Pourtant, la littérature n’est jamais acquise, la censure et les autodafés ont toujours été un moyen de contrôler les hommes, la pensée et les révolutions. Et aujourd’hui encore ce contrôle des écrits sévit à travers le monde.
Faisons le point sur la censure en 2025 et osons une projection dystopique… Une invitation à rester vigilant·es.
Qu’ont en commun le masque de fer (Alexandre Dumas), Beloved (Toni Morrison), Persépolis (Marjane Satrapi) et La servante écarlate (Margaret Atwood) ?
Ces titres ont tous été retirés de certaines écoles aux États-Unis (principalement en Floride).
L’opprobre est porté (par des associations conservatrices) sur les ouvrages reproduisant ou évoquant des scènes de nudité, ainsi que ceux traitant des questions de genre ou d’orientation sexuelle.1
Les interdictions visent aussi plus largement les romans traitant de l’esclavage, des minorités (raciales, sexuelles) et du genre.
La liste est longue, je l’ai téléchargée, elle compte plus de 4000 occurrences… Une école a même interdit les Culottées de Pénélope Bagieu ! 🤦♀️
Ce qui est d’autant plus alarmant est que les appels à la censure par des groupes conservateurs sont en hausse dans le pays ces dernières années.
À noter que la censure porte ici sur la présence des livres dans les écoles, auprès des plus jeunes publics. Outre le contrôle des idées, cela pose aussi la question de ce que lisent les enfants et adolescents. J’avais déjà parlé des injonctions aux plus jeunes : quoiqu’ils choisissent (romance, manga, young adult…) ils ne lisent pas assez bien.
Parenthèse refermée.
Et ailleurs dans le monde ? Quel est l’état de la censure en 2025 ?
La plupart des pays utilisent encore la censure, sous plusieurs motifs (religion, politique, culture, idéologie…). Elle vise toujours à silencier des idées, des voix qui apparaissent comme dissidentes ou à restreindre certaines visions du monde.
Le genre, la race ou l’orientation sexuelle sont les thèmes que les conservateurs visent pour interdire des livres en masse aux États-Unis, comme on l’a vu plus haut. Mais pas que… retrouvez ici quelques indications pour compléter le panorama. Où l’on apprend par exemple que Alice au pays des merveilles est censurée dans la province de Hunan (Chine) à cause des animaux qui parlent et du fait de les placer ainsi sur un pied d’égalité avec les humains.
En Géorgie, ce sont les livres pro-européens qui connaissent la censure par un gouvernement prorusse.

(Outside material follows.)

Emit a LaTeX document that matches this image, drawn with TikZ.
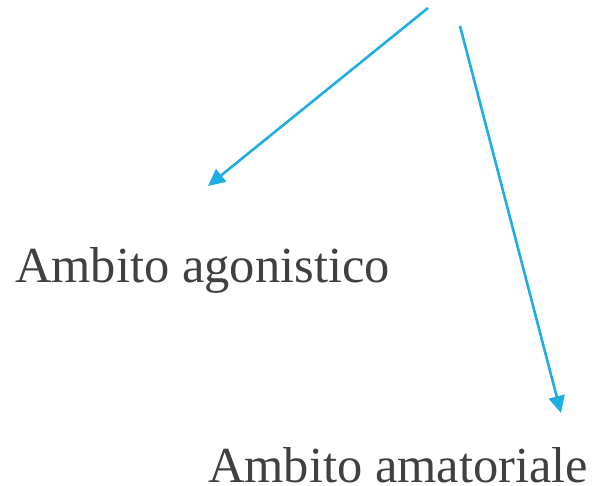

En Algérie, les questions historiques du pays sont contrôlées de près, avec une maison d’édition qui subit actuellement une fermeture imposée par l’État, l’interdiction de la présence de Gallimard (maison qui a publié Houris de Kamel Daoud) à un salon du livre, et la détention de l’auteur contestataire Boualem Sansal.
Et ce ne sont que quelques exemples.
Et en France alors ?
Récemment, nous avons aussi connu un cas de censure qui a fait grand bruit.
La censure littéraire est (pour l’instant ?) rare dans notre pays, mais certaines œuvres peuvent être restreintes, dans le cadre de la protection des mineurs. La loi du 16 juillet 1949 encadre les publications destinées à la jeunesse, visant à protéger les jeunes lecteurs de contenus jugés inappropriés (encore les jeunes, toujours les jeunes. À croire que les adultes ne peuvent pas être manipulés. C’est mal connaitre Elon M.…).
En juillet 2023, le ministre de l’Intérieur Gérald Darmanin a interdit la vente aux mineurs du roman Bien trop petit de Manu Causse, publié aux éditions Thierry Magnier (indiquant pourtant un texte pour les plus de 15 ans). En cause ? « La description complaisante de nombreuses scènes de sexe très explicites ». Se rappelait-il seulement ce qu’est un adolescent de 15 ans et de ce que sont ses préoccupations ?
Cette décision a suscité des débats sur la liberté de création et la protection de l’enfance et a vu s’élever un grand courant d’indignation, porté notamment par l’auteur Nicolas Mathieu.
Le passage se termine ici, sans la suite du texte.